Data for this task:

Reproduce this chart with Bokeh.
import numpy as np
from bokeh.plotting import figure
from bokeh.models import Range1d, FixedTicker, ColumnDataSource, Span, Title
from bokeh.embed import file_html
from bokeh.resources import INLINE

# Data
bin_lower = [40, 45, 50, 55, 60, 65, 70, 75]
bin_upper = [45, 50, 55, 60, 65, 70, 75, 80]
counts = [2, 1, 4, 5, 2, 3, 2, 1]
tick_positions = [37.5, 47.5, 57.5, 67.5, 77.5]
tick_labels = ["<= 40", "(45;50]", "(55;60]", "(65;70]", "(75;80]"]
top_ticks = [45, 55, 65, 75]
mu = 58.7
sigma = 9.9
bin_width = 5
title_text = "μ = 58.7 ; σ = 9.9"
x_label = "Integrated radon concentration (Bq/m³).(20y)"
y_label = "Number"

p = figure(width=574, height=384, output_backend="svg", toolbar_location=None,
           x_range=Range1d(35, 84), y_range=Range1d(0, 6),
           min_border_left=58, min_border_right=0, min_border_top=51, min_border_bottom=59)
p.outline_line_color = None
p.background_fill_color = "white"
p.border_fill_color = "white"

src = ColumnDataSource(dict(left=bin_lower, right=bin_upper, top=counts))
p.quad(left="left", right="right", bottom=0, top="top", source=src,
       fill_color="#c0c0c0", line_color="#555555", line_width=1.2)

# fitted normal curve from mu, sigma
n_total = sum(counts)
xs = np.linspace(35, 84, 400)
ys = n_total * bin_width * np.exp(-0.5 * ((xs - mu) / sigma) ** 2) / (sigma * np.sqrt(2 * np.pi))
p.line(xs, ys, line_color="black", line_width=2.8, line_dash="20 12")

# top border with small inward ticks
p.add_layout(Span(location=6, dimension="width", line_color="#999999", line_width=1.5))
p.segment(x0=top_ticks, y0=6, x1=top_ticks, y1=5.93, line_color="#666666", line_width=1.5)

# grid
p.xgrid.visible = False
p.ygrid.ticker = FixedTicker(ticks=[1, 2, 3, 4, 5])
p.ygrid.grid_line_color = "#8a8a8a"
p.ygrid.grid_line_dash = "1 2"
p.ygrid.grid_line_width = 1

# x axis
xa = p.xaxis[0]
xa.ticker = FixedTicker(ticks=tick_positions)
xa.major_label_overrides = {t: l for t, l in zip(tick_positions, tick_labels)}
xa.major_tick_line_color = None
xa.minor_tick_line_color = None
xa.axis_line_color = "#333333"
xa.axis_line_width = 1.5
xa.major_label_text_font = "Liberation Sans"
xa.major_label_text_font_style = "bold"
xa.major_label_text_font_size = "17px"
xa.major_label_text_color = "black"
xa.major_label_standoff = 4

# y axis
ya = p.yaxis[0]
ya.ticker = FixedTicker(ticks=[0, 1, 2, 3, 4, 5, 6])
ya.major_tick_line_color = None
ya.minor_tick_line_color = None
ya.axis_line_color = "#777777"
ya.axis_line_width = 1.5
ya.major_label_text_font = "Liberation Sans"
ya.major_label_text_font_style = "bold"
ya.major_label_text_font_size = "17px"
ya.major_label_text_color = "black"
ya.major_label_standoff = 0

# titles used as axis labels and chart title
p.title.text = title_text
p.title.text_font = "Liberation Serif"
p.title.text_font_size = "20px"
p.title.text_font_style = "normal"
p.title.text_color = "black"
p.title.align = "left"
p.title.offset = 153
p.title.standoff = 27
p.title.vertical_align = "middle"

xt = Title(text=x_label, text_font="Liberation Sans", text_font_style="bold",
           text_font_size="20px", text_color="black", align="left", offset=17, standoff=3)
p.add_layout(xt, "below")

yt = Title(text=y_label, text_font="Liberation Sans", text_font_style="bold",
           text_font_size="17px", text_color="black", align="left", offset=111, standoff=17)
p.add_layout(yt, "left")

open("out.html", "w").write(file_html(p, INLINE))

* * *

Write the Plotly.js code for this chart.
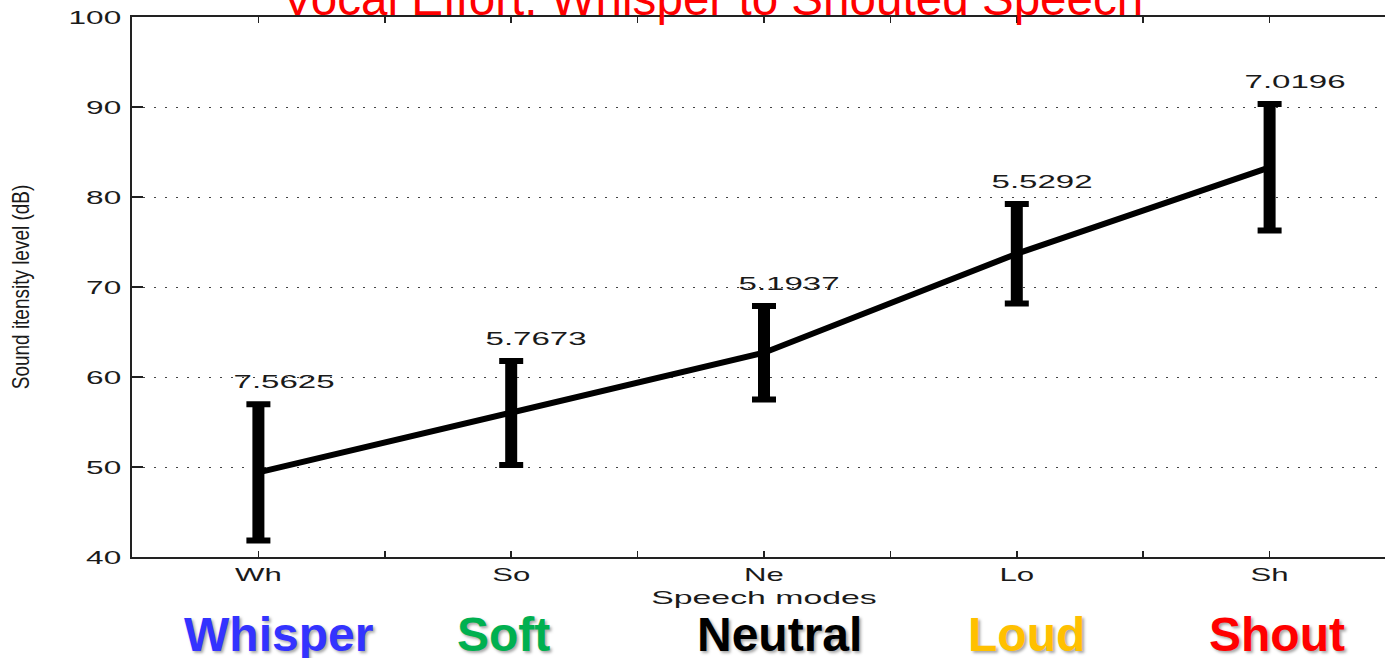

What you need to do: Begin with the line containing "Reproduce this chart with Bokeh.", end with the line containing "from bokeh.resources import INLINE", and repeat every line in that stretch exactly.

Problem solution:
Reproduce this chart with Bokeh.
import numpy as np
from bokeh.plotting import figure
from bokeh.models import Range1d, FixedTicker, ColumnDataSource, Span, Title
from bokeh.embed import file_html
from bokeh.resources import INLINE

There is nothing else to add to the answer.